Almoço num dia de Junho, no Restaurante Bristol, com bom tempo o que em Sintra quer dizer, sem nevoeiro e sem vento. Não se vê uma pessoa ou um carro na estrada da Volta do Duche.
Regresso sem inspiração e sem gana o que é contra a minha vontade. Nem consigo explicar porquê. Talvez venha para aqui desabafar, meditar, lamentar, buscar, passar o tempo ou, quem sabe, à procura de encontrar uma qualquer motivação ou emoção.
Este novo normal faz-me muito mal, afecta-me a moral.
A falta de vida em Sintra deixa-me triste, a falta de gente aborrece-me, a falta de movimento faz-me sentir morto, a falta de tudo o que mexe deixa-me com stress, a falta de som irrita-me.
Não há quem se me dirija a perguntar como se chega ao Castelo ou ao Palácio, não há quem me pergunte onde comer as melhores queijadas, não há quem me questione onde consegue estacionar o carro, não há quem me diga, mas Sintra é assim todos os dias, não há quem me peça para lhe tirar uma foto (em abono da verdade já era raro por causa da mania das selfies).
Os passeios estão a ficar flácidos porque não são pisados, as escadarias não gostam de ver os seus degraus ao deus dará, os corrimãos querem ser agarrados, os monumentos não têm audiência para contar as suas histórias, as árvores fazem sombra que ninguém aproveita, a água corre pelos riachos sem testemunhas nem árbitros que confirmem que passou por ali, as dobradiças estão desempregadas e em risco de reumatite permanente, as fechaduras estão fartas de estar fechadas, as portas há muito que não se mexem, algumas já estão a engordar, os vidros continuam transparentes mas ninguém vê para dentro ou para fora, os postigos estão fartos de tapar a luz do sol, os tapetes estão fartos de estar enroladas, os capachos sentem-se humilhados por ninguém lhes esfregar os sapatos, os semáforos estão cansados de dar ordem de paragem ou de passagem sem que ninguém lhes ligue, as fontes sentem-se abandonadas, as mesas anseiam por uma toalha.
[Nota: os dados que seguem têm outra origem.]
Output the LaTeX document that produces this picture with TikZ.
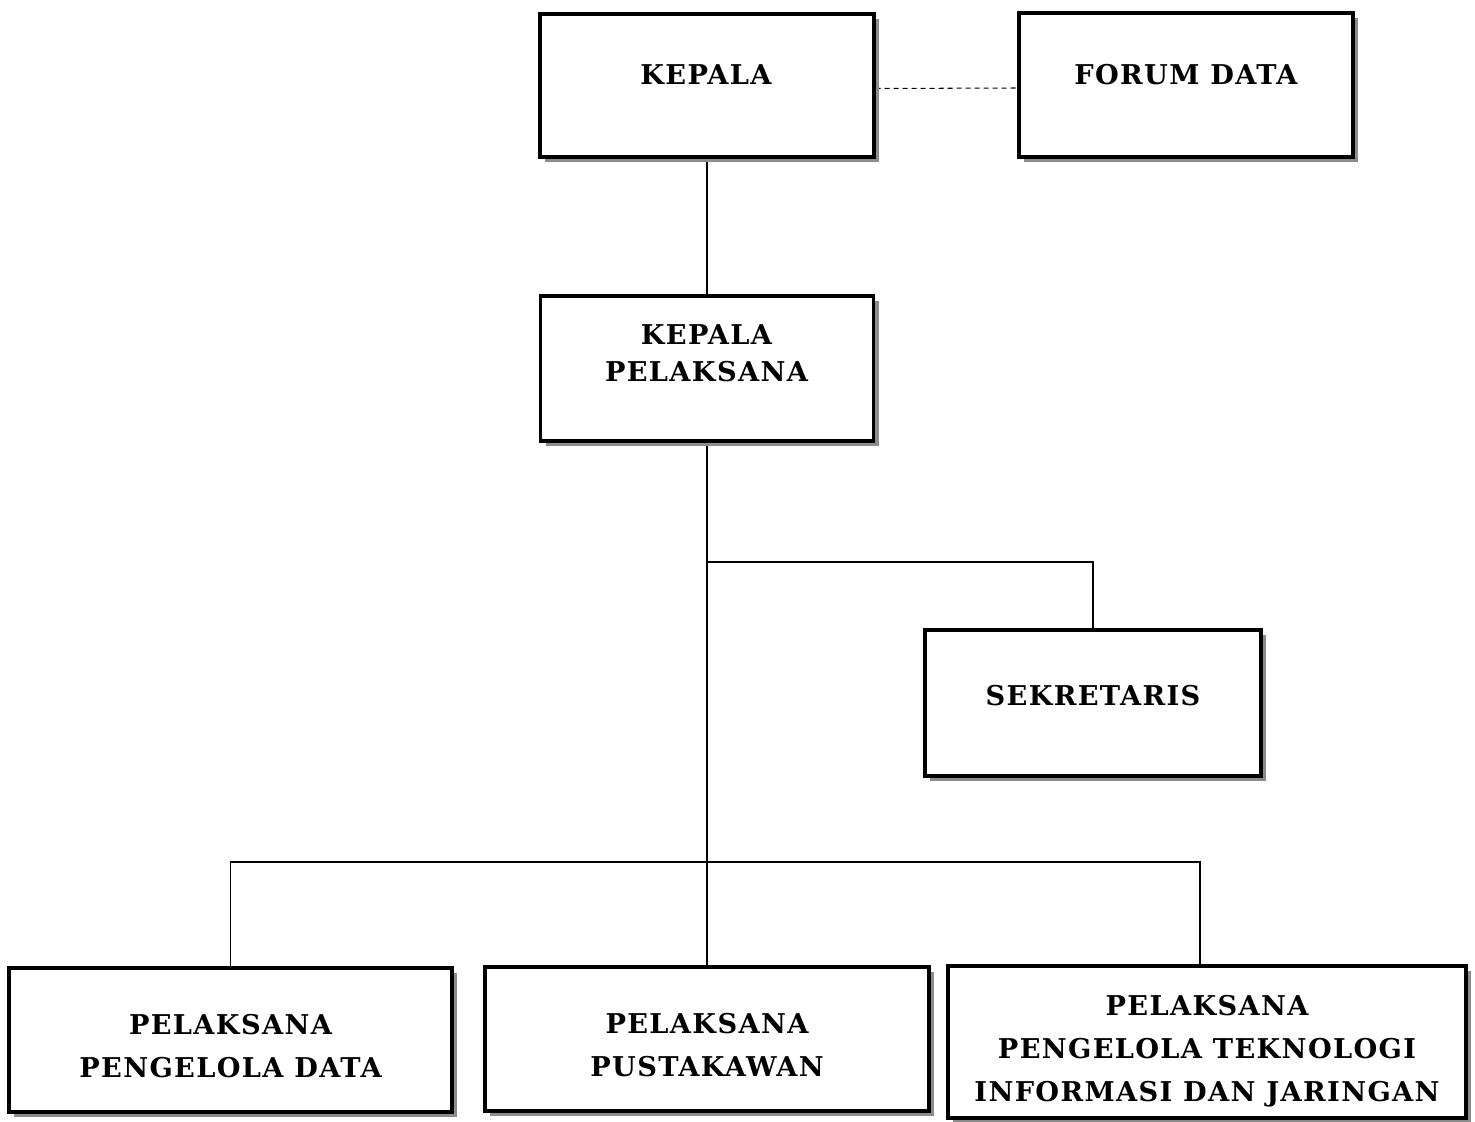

Resta-me a paisagem verde ,que parece ser a única coisa viva à minha volta.
Sinto que me largaram de repente num deserto sem areia, cuja travessia vai ser longa e dolorosa para todos.
Sinto que passámos do 80 para o 8 e termino por aqui. Se um disco voador aterrasse hoje em Sintra, na Volta do Duche, no Castelo ou no Palácio, não estaria cá ninguém para testemunhar.
Vai na volta, preciso mesmo de um duche, estarei a sonhar?